# Start of Dataset section

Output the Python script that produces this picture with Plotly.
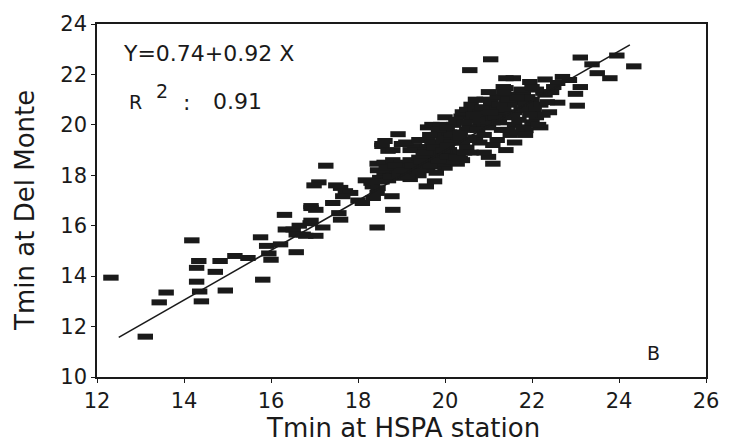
import plotly.graph_objects as go

# ---- data ----
x_sparse = [12.32, 13.11, 13.43, 13.59, 14.18, 14.34, 14.29, 14.29, 14.36, 14.40, 14.72, 14.83, 14.95,
            15.17, 15.47, 15.81, 15.76, 15.90, 15.95, 16.00, 16.31, 16.33, 16.51, 16.58, 16.58, 16.22,
            16.80, 16.90, 16.92, 17.26, 17.10, 16.99, 16.92, 17.03, 16.92, 17.19, 17.03, 16.74, 16.65,
            17.42, 17.56, 17.60, 17.49, 17.60, 17.71, 17.83, 17.65, 18.00, 18.17, 18.33, 18.46, 18.44,
            18.35, 18.10, 18.78, 18.80, 18.44, 18.44, 18.55, 18.62, 18.92, 19.00, 19.57, 19.76]
y_sparse = [13.94, 11.60, 12.96, 13.35, 15.42, 14.60, 14.33, 13.78, 13.39, 13.00, 14.17, 14.60, 13.43,
            14.80, 14.72, 13.86, 15.54, 15.20, 14.90, 14.65, 16.43, 15.85, 15.85, 15.65, 14.95, 15.26,
            15.60, 16.10, 16.70, 18.38, 17.72, 17.60, 16.78, 16.63, 16.20, 15.93, 15.60, 15.65, 16.00,
            16.90, 16.50, 16.24, 17.60, 17.50, 17.37, 17.30, 17.17, 17.00, 17.80, 17.56, 17.49, 17.30,
            17.10, 16.90, 17.17, 16.63, 15.93, 18.46, 19.16, 19.36, 19.63, 19.24, 17.56, 17.76]

x_upper = [21.05, 20.57, 23.11, 23.38, 23.95, 24.34, 23.50, 23.79, 21.57, 21.95, 22.30, 21.34, 22.59,
           22.86, 23.11, 23.00, 23.04, 22.59, 21.86, 22.25, 22.02, 21.00, 20.37, 18.55, 18.69, 19.30,
           19.60, 21.40, 21.40, 21.10, 20.28, 19.90, 22.50, 22.70]
y_upper = [22.60, 22.17, 22.67, 22.40, 22.75, 22.32, 22.05, 21.85, 21.85, 21.70, 21.80, 21.50, 21.66,
           21.78, 21.50, 21.23, 20.76, 20.88, 19.79, 21.27, 20.72, 18.73, 20.33, 19.24, 18.97, 19.16,
           19.12, 21.85, 21.46, 18.46, 18.46, 18.46, 21.50, 21.90]

x_dense = [18.5, 18.6, 18.7, 18.8, 18.9, 19.0, 19.1, 19.2, 19.3, 19.4, 19.5, 19.6, 19.7, 19.8, 19.9,
           20.0, 20.1, 20.2, 20.3, 20.4, 18.6, 18.8, 19.0, 19.2, 19.4, 19.6, 19.8, 18.3, 18.45, 19.05,
           19.5, 19.6, 19.7, 19.8, 19.9, 20.0, 20.1, 20.2, 20.3, 20.4, 20.5, 20.6, 20.7, 20.8, 19.6,
           19.7, 19.9, 20.0, 20.1, 20.2, 20.3, 20.5, 19.8, 20.0, 20.6, 20.4, 20.5, 20.6, 20.7,
           20.8, 20.9, 21.0, 21.1, 21.2, 21.3, 21.4, 21.5, 21.6, 21.7, 21.8, 21.9, 22.0, 22.1, 22.2,
           22.3, 20.9, 21.0, 21.2, 21.3, 21.5, 21.6, 21.8, 22.0, 22.2, 22.4, 21.1, 21.4, 21.7, 20.9,
           21.2, 21.5, 21.9, 22.1, 21.0, 20.7, 20.8, 21.1, 21.4, 20.9, 21.6,
           18.8, 19.1, 19.4, 19.7, 19.2, 19.5,
           18.55, 18.75, 18.95, 19.15, 19.35, 19.55, 19.75, 19.95, 20.15, 20.35, 18.65, 18.85, 19.05,
           19.25, 19.45, 19.65, 19.85, 20.05, 20.25, 20.45,
           19.55, 19.75, 19.95, 20.15, 20.35, 20.55, 20.75, 19.85, 20.05, 20.25, 20.45, 20.65, 20.15,
           20.35, 20.55, 20.75, 19.65, 19.95, 20.05,
           20.85, 21.05, 21.25, 21.45, 21.65, 21.85, 22.05, 22.25, 21.15, 21.35, 21.55, 21.75, 21.95,
           22.15, 21.05, 21.25, 21.45, 21.65, 21.85, 22.35, 22.45, 21.35, 21.75, 22.00]
y_dense = [17.9, 18.1, 17.8, 18.0, 18.2, 17.9, 18.1, 17.85, 18.3, 18.0, 18.4, 18.2, 18.5, 18.1, 18.6,
           18.3, 18.7, 18.5, 18.8, 18.6, 18.5, 18.6, 18.5, 18.6, 18.7, 18.65, 18.8, 17.7, 18.2, 18.35,
           19.0, 19.4, 18.9, 19.6, 19.2, 19.8, 19.0, 19.5, 20.1, 19.3, 19.8, 20.2, 19.5, 20.0, 19.9,
           20.0, 20.0, 20.3, 19.7, 20.0, 18.9, 19.1, 18.8, 18.9, 18.9, 20.5, 20.6, 20.8, 20.6,
           20.5, 21.0, 20.2, 20.7, 21.1, 20.4, 20.9, 21.2, 20.5, 20.9, 21.3, 20.6, 21.0, 20.3, 20.8,
           21.2, 19.6, 19.9, 19.4, 19.8, 19.6, 20.0, 19.9, 20.1, 19.9, 20.5, 20.1, 20.3, 20.2, 20.3,
           20.6, 20.8, 21.1, 21.4, 21.3, 21.0, 19.3, 19.2, 19.0, 18.9, 19.3,
           19.0, 19.3, 19.4, 19.3, 19.0, 18.8,
           17.75, 17.95, 18.05, 17.95, 18.15, 18.25, 18.35, 18.45, 18.55, 18.65, 18.3, 18.4, 18.2,
           18.4, 18.55, 18.4, 18.6, 18.75, 18.7, 18.9,
           18.9, 19.1, 19.4, 19.6, 19.7, 19.9, 20.2, 19.8, 19.9, 20.2, 20.1, 20.4, 19.3,
           19.5, 19.4, 19.8, 19.6, 19.0, 19.2,
           20.7, 20.9, 20.8, 21.0, 21.1, 20.8, 20.6, 20.4, 20.3, 20.6, 20.4, 20.6, 20.4,
           20.0, 20.5, 20.1, 19.8, 19.7, 19.6, 20.9, 21.3, 21.3, 21.4, 21.5]

x_vals = x_sparse + x_upper + x_dense
y_vals = y_sparse + y_upper + y_dense

line_x = [12.5, 24.25]
line_y = [11.57, 23.17]

x_ticks = [12, 14, 16, 18, 20, 22, 24, 26]
y_ticks = [10, 12, 14, 16, 18, 20, 22, 24]

FONT = "DejaVu Sans"
INK = "#1a1a1a"

fig = go.Figure()
fig.add_trace(go.Scatter(
    x=x_vals, y=y_vals, mode="markers",
    marker=dict(symbol="line-ew", size=11, color=INK,
                line=dict(width=6, color=INK)),
    showlegend=False, hoverinfo="skip"))
fig.add_trace(go.Scatter(
    x=line_x, y=line_y, mode="lines",
    line=dict(color=INK, width=1.6), showlegend=False, hoverinfo="skip"))

axis_common = dict(showgrid=False, zeroline=False, showline=True, mirror=True,
                   linecolor=INK, linewidth=1.6, ticks="outside", ticklen=4,
                   tickcolor=INK, tickwidth=1.2,
                   tickfont=dict(family=FONT, size=21, color=INK))

fig.update_xaxes(range=[12, 26], tickvals=x_ticks, ticktext=[str(v) for v in x_ticks],
                 **axis_common)
fig.update_yaxes(range=[10, 24], tickvals=y_ticks, ticktext=[str(v) for v in y_ticks],
                 **axis_common)

ann_font = dict(family=FONT, size=22, color=INK)
annotations = [
    dict(text="Tmin at HSPA station", x=0.502, y=-0.145, xanchor="center", yanchor="middle",
         font=dict(family=FONT, size=26, color=INK)),
    dict(text="Tmin at Del Monte", x=-0.118, y=0.471, xanchor="center", yanchor="middle",
         textangle=-90, font=dict(family=FONT, size=26, color=INK)),
    dict(text="Y=0.74+0.92 X", x=0.040, y=0.916, xanchor="left", yanchor="middle"),
    dict(text="R", x=0.050, y=0.780, xanchor="left", yanchor="middle", font=dict(family=FONT, size=19, color=INK)),
    dict(text="2", x=0.093, y=0.810, xanchor="left", yanchor="middle", font=dict(family=FONT, size=19, color=INK)),
    dict(text=":", x=0.147, y=0.777, xanchor="center", yanchor="middle"),
    dict(text="0.91", x=0.187, y=0.780, xanchor="left", yanchor="middle"),
    dict(text="B", x=0.913, y=0.067, xanchor="center", yanchor="middle", font=dict(family=FONT, size=19, color=INK)),
]
for a in annotations:
    a.setdefault("font", ann_font)
    a.update(xref="paper", yref="paper", showarrow=False)

fig.update_layout(
    width=731, height=445,
    margin=dict(l=97, r=15, t=18, b=68),
    paper_bgcolor="white", plot_bgcolor="white",
    annotations=annotations,
)

fig.write_html("out.html")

# End of Dataset section

● **Exercise prompt**
Copy nothing but the lines from the top of the material through the line holding "19.24, 17.56, 17.76]", exactly as written; omit pictures.

● **Problem solution**
Output the Python script that produces this picture with Plotly.
import plotly.graph_objects as go

# ---- data ----
x_sparse = [12.32, 13.11, 13.43, 13.59, 14.18, 14.34, 14.29, 14.29, 14.36, 14.40, 14.72, 14.83, 14.95,
            15.17, 15.47, 15.81, 15.76, 15.90, 15.95, 16.00, 16.31, 16.33, 16.51, 16.58, 16.58, 16.22,
            16.80, 16.90, 16.92, 17.26, 17.10, 16.99, 16.92, 17.03, 16.92, 17.19, 17.03, 16.74, 16.65,
            17.42, 17.56, 17.60, 17.49, 17.60, 17.71, 17.83, 17.65, 18.00, 18.17, 18.33, 18.46, 18.44,
            18.35, 18.10, 18.78, 18.80, 18.44, 18.44, 18.55, 18.62, 18.92, 19.00, 19.57, 19.76]
y_sparse = [13.94, 11.60, 12.96, 13.35, 15.42, 14.60, 14.33, 13.78, 13.39, 13.00, 14.17, 14.60, 13.43,
            14.80, 14.72, 13.86, 15.54, 15.20, 14.90, 14.65, 16.43, 15.85, 15.85, 15.65, 14.95, 15.26,
            15.60, 16.10, 16.70, 18.38, 17.72, 17.60, 16.78, 16.63, 16.20, 15.93, 15.60, 15.65, 16.00,
            16.90, 16.50, 16.24, 17.60, 17.50, 17.37, 17.30, 17.17, 17.00, 17.80, 17.56, 17.49, 17.30,
            17.10, 16.90, 17.17, 16.63, 15.93, 18.46, 19.16, 19.36, 19.63, 19.24, 17.56, 17.76]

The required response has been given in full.